*Excerpted records*
..............................

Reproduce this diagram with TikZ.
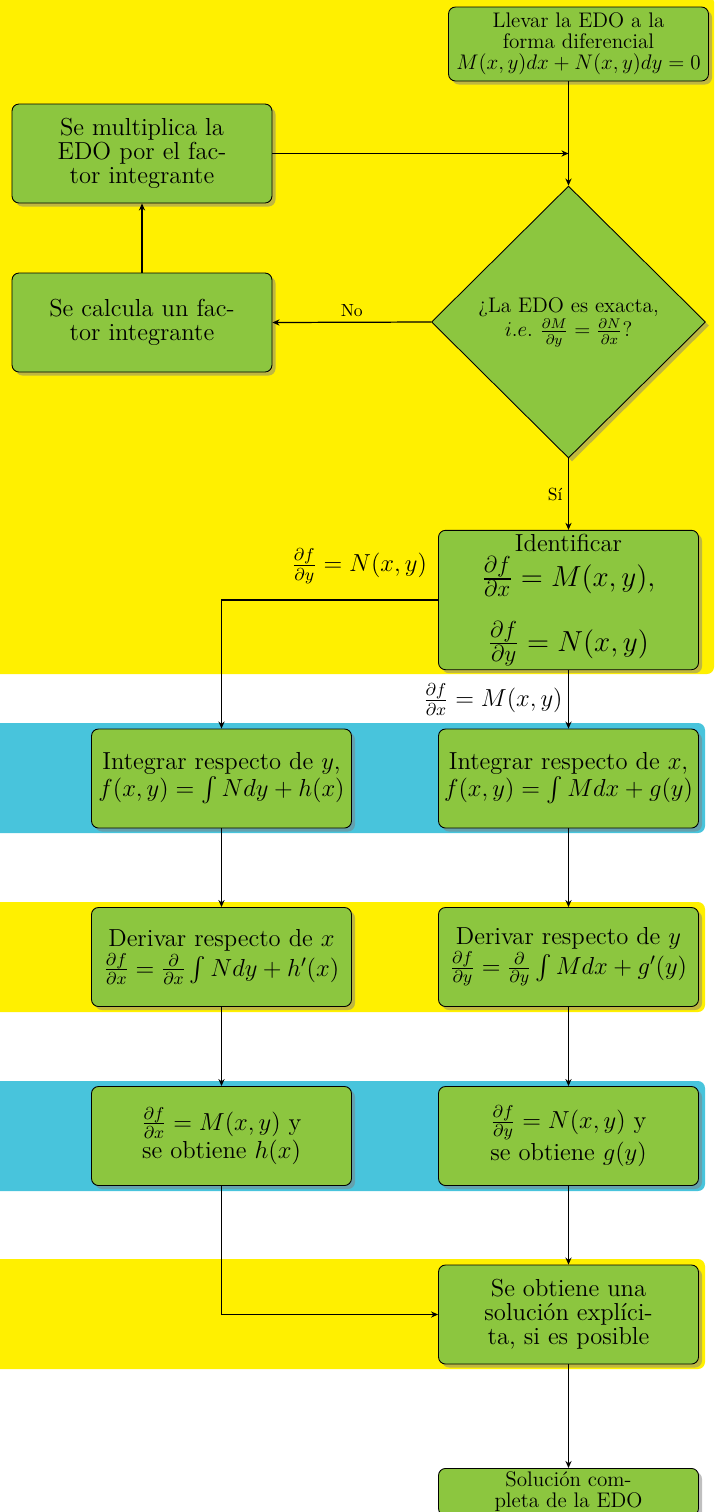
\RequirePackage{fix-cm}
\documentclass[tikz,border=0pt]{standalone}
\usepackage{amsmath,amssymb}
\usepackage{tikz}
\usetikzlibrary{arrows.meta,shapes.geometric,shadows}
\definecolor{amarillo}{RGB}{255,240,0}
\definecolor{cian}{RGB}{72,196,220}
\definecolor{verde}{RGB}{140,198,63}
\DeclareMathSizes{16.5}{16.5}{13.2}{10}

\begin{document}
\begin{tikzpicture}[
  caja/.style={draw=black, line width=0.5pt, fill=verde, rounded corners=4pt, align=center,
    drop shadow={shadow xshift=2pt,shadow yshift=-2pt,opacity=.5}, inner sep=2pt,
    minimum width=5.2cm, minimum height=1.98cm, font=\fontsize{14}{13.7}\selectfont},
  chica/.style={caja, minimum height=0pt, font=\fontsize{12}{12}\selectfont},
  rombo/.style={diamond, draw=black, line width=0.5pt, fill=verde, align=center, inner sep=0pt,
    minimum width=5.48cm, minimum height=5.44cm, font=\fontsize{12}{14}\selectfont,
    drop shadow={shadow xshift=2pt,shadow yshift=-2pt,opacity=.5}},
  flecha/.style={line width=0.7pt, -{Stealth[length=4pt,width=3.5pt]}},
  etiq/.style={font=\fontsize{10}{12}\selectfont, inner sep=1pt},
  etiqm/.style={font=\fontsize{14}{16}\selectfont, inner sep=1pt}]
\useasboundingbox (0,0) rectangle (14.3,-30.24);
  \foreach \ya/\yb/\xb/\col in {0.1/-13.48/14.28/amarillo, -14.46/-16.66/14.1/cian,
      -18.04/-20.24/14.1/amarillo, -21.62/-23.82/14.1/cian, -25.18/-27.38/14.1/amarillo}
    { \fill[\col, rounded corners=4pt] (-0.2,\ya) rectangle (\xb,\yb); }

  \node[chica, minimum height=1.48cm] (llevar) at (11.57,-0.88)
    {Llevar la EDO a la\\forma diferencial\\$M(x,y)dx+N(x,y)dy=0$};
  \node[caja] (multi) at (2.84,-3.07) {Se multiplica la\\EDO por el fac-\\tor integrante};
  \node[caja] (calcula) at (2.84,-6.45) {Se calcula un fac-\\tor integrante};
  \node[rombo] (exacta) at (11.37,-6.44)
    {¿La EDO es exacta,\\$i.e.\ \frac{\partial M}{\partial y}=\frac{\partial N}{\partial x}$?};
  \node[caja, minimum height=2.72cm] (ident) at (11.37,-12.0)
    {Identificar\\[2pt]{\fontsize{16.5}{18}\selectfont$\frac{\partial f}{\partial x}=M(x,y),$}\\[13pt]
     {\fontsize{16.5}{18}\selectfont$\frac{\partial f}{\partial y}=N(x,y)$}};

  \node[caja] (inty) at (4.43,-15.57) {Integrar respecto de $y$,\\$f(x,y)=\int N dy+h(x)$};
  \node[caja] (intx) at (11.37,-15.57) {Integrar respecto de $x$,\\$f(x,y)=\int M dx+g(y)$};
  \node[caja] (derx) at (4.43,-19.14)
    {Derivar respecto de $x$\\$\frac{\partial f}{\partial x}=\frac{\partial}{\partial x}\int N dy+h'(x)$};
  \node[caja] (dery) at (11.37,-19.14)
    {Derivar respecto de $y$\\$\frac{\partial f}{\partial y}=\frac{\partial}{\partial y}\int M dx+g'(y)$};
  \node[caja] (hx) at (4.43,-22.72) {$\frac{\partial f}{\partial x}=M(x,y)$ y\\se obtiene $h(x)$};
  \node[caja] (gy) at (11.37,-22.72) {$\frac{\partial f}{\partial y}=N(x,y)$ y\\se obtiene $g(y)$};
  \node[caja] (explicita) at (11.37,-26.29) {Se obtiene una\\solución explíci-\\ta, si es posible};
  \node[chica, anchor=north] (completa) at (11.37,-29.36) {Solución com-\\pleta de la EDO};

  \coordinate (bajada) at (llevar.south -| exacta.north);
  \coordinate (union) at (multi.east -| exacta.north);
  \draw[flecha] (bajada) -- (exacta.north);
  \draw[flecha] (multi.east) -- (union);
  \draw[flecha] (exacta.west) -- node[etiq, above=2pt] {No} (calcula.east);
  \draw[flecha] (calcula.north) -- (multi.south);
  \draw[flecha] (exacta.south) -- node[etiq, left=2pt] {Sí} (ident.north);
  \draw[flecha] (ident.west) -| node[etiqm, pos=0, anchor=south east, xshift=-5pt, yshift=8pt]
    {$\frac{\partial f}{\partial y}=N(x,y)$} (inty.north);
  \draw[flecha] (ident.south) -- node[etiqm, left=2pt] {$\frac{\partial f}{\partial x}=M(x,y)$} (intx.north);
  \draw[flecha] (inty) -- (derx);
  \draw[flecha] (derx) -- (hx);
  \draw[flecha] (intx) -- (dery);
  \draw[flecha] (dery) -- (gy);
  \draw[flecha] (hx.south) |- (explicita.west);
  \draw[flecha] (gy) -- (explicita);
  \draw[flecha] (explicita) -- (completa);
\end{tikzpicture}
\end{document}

..............................

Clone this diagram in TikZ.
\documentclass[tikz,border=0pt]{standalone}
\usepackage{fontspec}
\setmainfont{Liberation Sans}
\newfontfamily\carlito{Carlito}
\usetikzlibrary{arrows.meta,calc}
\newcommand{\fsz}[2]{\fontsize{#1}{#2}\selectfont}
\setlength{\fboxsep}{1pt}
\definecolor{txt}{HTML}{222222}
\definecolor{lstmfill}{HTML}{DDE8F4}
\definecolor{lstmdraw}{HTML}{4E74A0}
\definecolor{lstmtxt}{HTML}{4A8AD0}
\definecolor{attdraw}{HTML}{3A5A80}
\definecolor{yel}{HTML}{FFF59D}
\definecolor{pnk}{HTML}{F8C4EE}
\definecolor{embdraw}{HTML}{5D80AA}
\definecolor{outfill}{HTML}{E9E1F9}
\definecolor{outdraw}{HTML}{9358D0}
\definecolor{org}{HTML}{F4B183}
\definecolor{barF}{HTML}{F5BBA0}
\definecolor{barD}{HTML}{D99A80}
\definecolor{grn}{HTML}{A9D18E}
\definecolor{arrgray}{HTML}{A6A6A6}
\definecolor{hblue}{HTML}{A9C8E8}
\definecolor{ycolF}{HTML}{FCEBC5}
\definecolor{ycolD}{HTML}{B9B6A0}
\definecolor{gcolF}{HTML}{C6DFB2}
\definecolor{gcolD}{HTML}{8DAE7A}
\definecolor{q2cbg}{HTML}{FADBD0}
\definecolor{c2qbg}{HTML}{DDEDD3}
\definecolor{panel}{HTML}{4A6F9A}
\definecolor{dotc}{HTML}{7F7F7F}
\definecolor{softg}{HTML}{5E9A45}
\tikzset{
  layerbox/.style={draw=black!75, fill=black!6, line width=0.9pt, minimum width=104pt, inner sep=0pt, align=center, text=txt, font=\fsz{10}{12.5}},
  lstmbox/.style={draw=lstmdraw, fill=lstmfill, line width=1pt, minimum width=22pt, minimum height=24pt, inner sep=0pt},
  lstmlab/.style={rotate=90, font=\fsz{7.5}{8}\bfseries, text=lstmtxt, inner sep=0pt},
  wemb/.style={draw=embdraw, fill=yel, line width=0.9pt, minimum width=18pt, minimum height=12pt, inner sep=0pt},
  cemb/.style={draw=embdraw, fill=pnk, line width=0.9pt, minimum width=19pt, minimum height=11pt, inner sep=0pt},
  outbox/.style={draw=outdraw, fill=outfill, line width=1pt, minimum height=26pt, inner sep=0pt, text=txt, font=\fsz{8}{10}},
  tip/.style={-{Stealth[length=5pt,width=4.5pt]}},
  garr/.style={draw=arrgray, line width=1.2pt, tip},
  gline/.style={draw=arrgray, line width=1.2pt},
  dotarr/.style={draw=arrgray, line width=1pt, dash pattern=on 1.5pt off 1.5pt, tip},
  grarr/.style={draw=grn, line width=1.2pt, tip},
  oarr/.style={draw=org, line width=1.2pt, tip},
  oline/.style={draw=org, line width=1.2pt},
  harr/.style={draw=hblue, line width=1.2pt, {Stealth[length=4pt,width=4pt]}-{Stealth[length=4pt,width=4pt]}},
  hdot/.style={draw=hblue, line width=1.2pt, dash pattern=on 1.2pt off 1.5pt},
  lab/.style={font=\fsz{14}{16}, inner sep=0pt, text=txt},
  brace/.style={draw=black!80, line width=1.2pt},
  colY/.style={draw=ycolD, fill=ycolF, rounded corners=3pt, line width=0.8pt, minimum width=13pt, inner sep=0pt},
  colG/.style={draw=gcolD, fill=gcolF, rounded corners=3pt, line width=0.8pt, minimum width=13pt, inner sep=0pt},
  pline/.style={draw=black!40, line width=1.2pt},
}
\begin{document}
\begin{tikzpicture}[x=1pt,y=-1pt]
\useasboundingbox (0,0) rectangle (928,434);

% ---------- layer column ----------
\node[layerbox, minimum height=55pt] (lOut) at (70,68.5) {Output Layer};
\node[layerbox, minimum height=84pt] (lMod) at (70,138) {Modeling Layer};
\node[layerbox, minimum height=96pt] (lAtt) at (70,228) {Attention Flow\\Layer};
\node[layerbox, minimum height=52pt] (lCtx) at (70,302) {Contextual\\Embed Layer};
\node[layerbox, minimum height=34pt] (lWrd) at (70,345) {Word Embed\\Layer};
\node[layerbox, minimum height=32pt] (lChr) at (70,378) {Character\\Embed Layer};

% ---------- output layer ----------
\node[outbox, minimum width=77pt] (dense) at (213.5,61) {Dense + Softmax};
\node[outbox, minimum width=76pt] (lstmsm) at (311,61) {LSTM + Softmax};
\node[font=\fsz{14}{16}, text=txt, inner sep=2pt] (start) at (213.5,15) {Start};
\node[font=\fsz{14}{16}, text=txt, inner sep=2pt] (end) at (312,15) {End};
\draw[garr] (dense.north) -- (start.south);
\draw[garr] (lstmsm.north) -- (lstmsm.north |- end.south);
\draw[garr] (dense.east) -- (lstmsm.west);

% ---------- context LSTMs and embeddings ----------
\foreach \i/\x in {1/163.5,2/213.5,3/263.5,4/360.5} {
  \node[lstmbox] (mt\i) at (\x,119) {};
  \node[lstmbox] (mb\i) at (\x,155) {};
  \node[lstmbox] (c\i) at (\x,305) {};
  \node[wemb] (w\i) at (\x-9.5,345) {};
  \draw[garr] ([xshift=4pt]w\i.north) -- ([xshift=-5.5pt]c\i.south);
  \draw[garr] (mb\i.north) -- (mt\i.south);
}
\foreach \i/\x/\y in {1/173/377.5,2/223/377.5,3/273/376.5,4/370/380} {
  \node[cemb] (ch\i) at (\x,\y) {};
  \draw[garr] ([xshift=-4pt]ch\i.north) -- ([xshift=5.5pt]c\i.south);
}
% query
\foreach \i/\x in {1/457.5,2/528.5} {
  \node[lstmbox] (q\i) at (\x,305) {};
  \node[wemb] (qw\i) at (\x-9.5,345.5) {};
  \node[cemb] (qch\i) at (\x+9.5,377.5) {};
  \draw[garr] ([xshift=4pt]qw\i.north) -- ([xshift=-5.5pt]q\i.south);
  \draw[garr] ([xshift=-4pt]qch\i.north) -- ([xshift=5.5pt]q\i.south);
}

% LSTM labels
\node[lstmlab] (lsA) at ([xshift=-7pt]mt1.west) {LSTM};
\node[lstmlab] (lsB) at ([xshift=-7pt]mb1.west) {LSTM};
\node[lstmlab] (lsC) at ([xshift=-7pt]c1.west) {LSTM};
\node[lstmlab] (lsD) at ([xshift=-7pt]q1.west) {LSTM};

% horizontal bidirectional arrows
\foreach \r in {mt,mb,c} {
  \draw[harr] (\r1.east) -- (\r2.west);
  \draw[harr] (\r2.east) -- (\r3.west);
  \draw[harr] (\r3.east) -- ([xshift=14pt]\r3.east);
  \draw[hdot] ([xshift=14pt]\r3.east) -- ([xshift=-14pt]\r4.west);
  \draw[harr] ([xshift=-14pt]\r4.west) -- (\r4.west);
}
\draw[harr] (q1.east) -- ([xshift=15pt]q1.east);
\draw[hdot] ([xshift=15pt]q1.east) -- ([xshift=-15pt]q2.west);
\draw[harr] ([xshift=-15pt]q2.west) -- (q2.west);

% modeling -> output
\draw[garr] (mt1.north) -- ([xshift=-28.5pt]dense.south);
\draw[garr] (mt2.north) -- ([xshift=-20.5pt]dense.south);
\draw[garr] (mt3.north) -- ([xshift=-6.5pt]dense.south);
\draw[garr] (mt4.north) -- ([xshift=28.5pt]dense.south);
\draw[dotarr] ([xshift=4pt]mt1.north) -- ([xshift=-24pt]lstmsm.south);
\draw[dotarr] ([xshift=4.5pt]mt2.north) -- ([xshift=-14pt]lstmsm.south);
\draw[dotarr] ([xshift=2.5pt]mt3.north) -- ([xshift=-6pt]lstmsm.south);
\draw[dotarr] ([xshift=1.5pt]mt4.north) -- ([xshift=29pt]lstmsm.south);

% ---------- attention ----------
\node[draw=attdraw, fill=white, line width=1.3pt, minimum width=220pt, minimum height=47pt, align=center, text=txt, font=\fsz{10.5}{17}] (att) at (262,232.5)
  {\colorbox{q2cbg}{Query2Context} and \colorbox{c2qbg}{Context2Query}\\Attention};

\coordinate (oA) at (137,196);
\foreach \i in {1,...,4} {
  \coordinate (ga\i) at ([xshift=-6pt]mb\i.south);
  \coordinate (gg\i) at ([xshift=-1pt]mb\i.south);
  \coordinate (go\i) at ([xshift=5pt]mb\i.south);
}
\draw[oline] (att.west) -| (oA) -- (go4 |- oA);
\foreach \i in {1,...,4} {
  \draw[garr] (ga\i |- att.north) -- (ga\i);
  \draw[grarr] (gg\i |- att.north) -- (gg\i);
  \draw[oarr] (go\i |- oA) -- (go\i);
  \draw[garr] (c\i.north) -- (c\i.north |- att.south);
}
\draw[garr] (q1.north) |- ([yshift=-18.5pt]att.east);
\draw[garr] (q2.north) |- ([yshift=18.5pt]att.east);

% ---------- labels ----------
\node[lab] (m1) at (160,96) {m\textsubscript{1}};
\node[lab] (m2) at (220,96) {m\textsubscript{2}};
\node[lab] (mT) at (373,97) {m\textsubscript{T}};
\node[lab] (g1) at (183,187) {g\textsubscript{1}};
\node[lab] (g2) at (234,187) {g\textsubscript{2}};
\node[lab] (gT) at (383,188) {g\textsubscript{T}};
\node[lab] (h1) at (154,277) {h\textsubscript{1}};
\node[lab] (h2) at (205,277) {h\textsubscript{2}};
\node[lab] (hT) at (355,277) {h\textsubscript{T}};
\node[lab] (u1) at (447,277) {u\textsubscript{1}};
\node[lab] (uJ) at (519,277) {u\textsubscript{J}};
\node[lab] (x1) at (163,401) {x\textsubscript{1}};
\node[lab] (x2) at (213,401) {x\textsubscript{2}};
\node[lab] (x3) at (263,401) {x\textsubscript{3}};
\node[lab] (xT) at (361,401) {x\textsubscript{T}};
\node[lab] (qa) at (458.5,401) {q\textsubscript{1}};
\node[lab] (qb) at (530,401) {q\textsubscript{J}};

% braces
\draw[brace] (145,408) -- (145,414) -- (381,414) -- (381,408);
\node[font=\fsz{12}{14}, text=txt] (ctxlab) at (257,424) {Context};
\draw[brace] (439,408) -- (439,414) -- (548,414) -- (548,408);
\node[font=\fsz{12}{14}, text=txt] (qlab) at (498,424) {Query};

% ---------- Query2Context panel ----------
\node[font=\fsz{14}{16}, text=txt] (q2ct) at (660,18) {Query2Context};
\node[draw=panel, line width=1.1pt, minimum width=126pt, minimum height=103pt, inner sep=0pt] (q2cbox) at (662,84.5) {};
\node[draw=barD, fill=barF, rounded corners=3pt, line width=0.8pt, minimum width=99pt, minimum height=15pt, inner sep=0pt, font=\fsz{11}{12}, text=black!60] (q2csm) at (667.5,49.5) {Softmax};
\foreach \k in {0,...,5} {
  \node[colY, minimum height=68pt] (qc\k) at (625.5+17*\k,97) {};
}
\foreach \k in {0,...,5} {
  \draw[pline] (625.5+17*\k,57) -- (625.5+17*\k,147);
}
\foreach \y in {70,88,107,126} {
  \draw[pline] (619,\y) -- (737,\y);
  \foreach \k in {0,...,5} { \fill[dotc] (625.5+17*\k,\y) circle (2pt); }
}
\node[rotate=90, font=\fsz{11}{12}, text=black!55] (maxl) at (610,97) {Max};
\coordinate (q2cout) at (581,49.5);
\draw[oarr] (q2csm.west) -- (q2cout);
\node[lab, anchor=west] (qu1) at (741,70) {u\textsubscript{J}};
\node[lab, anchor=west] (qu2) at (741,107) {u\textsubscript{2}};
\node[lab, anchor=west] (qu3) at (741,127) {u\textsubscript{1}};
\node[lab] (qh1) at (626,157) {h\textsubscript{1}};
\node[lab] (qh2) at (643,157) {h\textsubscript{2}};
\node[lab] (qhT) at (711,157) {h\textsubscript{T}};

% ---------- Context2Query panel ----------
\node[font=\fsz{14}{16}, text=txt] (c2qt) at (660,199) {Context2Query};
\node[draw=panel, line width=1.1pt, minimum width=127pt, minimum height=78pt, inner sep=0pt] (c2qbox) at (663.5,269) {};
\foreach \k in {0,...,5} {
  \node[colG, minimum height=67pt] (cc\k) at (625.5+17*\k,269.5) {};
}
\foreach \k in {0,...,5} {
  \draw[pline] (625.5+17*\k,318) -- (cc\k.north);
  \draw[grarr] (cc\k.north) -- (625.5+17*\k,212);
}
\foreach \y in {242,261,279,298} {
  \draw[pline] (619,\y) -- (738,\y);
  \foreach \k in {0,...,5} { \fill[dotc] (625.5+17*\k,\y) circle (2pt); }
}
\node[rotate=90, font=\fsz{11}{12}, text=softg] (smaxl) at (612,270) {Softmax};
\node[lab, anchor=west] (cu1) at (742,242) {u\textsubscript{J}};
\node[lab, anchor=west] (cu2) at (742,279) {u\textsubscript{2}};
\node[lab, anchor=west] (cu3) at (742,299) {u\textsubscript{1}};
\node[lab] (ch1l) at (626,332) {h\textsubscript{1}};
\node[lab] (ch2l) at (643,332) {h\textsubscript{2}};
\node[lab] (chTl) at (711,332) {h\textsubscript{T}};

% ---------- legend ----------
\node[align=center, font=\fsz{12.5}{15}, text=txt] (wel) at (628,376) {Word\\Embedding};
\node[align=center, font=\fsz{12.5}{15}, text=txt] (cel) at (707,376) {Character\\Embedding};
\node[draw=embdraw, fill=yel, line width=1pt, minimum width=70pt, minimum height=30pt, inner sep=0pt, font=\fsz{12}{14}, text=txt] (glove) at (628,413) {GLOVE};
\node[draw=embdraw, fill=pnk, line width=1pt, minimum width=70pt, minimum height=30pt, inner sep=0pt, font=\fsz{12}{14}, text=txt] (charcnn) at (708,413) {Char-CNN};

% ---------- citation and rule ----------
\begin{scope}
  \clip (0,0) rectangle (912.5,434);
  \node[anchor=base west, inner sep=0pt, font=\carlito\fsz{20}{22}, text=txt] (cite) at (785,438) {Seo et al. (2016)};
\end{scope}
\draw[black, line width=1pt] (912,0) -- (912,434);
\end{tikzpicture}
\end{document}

..............................

*Stated problem*
Search the data for "diagram" and list every line in which it occurs.

*Response*
Reproduce this diagram with TikZ.
Clone this diagram in TikZ.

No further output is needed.